إِنْ كُنَّا لَنَأْوِي لِرَسُوْلِ اللهِ n مِمَّا يُجَافِي بِيَدَيْهِ عَنْ جَنْبَيْهِ إِذَا سَجَدَ

“Sungguh, kami merasa iba melihat Rasulullah shallallahu ‘alaihi wa sallam karena beliau begitu menjauhkan kedua lengan beliau dari kedua rusuknya di saat sujud.” (HR. Abu Dawud no. 900 dan Ibnu Majah no. 886, hadits ini dinyatakan hasan sahih dalam Shahih Abi Dawud dan Shahih Ibni Majah)

Rasulullah shallahu ‘alaihi wa sallam memerintahkan orang yang shalat untuk berbuat demikian,

إِذَا سَجَدْتَ فَضَعْ كَفَّيْكَ وَارْفَعْ مِرْفَقَيْكَ

“Apabila engkau sujud, letakkanlah kedua telapak tanganmu (di tanah/tempat sujud) dan angkatlah kedua sikumu.” (HR. Muslim no. 1104 dari al-Bara’ ibnu Azib ra)

نْ أَبِى حُمَيْدٍ السَّاعِدِىِّ أَنَّ النَّبِىَّ -صلى الله عليه وسلم- كَانَ إِذَا سَجَدَ أَمْكَنَ أَنْفَهُ وَجَبْهَتَهُ مِنَ الأَرْضِ وَنَحَّى يَدَيْهِ عَنْ جَنْبَيْهِ وَوَضَعَ كَفَّيْهِ حَذْوَ مَنْكِبَيْهِ

“Abu Humaid “radhiyallahu ‘anhu meriwayatkan bahwa Nabi Muhammad shallallahu ‘alaihi wasallam jika sujud beliau mengenakan hidung dan dahinya dari tanah dan melebarkan kedua lengannya dari kedua samping tubuhnya dan meletakkan kedua telapak tangannya sejajar dengan kedua bahunya”. (HR. Tirmidzi)

Catatan:
Jika Rasulullah Shallallahu ‘alihi wa salam melakukan hal yang demikian mengangkat sikunya sampai terlihat ketiak beliau karena beliau adalah imam salat, tentu berbeda jika kita sebagai makmum karena hal itu tentunya siku kita akan mengenahi kepala jama’ah yang disebelah kanan dan kiri.

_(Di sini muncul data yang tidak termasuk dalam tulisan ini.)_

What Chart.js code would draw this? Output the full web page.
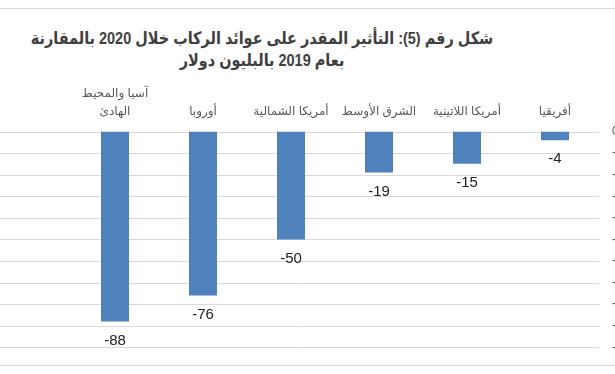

Sebagian saudaraku salafi wahabi saat sujud dengan cara memanjangkan badannya melebihi sajadah, hal itu tentu tidak sesuai dengan penjelasan ulama salafi wahai sbb:

Berkata Syeikh Ibnu Utsaimin rahimahullah:

أي: اجعلوه سجوداً معتدلاً ، لا تهصرون فينزل البطن على الفخذ، والفخذ على الساق ولا تمتدون أيضاً كما يفعل بعضُ النَّاس إذا سجد، يمتد حتى يقرب مِن الانبطاح، فهذا لا شكَّ أنَّه مِن البدع وليس بسنَّةٍ، فما ثبت عن النَّبيِّ صلى الله عليه وسلم ولا عن الصحابة فيما نعلم أنَّ الإنسانَ يمدُّ ظهره في السجود ، إنَّما مَدُّ الظهر في حال الركوع ، أما السجود فإنَّه يرتفع ببطنه ولا يمده
.
Berkata: “Sujudlah dengan tegak, jangan merunduk sehingga menurunkan perut di atas paha dan paha di atas betis, dan juga jangan terlalu memanjang sebagaimana yang dilakukan sebagian orang jika dia sujud, memanjang sampai mendekati dalam keadaan merebahkan diri, maka tidak diragukan ini adalah perbuatan bid’ah dan bukan dari sunnah, tidak tetap rwayatnya dari Nabi Muhammad shallallahu ‘alaihi wasalalm dan para shahabatnya, sebagaimana yang kami ketahui bahwa seorang tidak merentangkan punggungnya ketika sujud tetpi merentangkannya ketika ruku, adapun ketika sujud dia mengangatkan perutnya dan tidak merentangkannya”. (Lihat Kitab Asy Syarh Al Mumti’, 3/168.)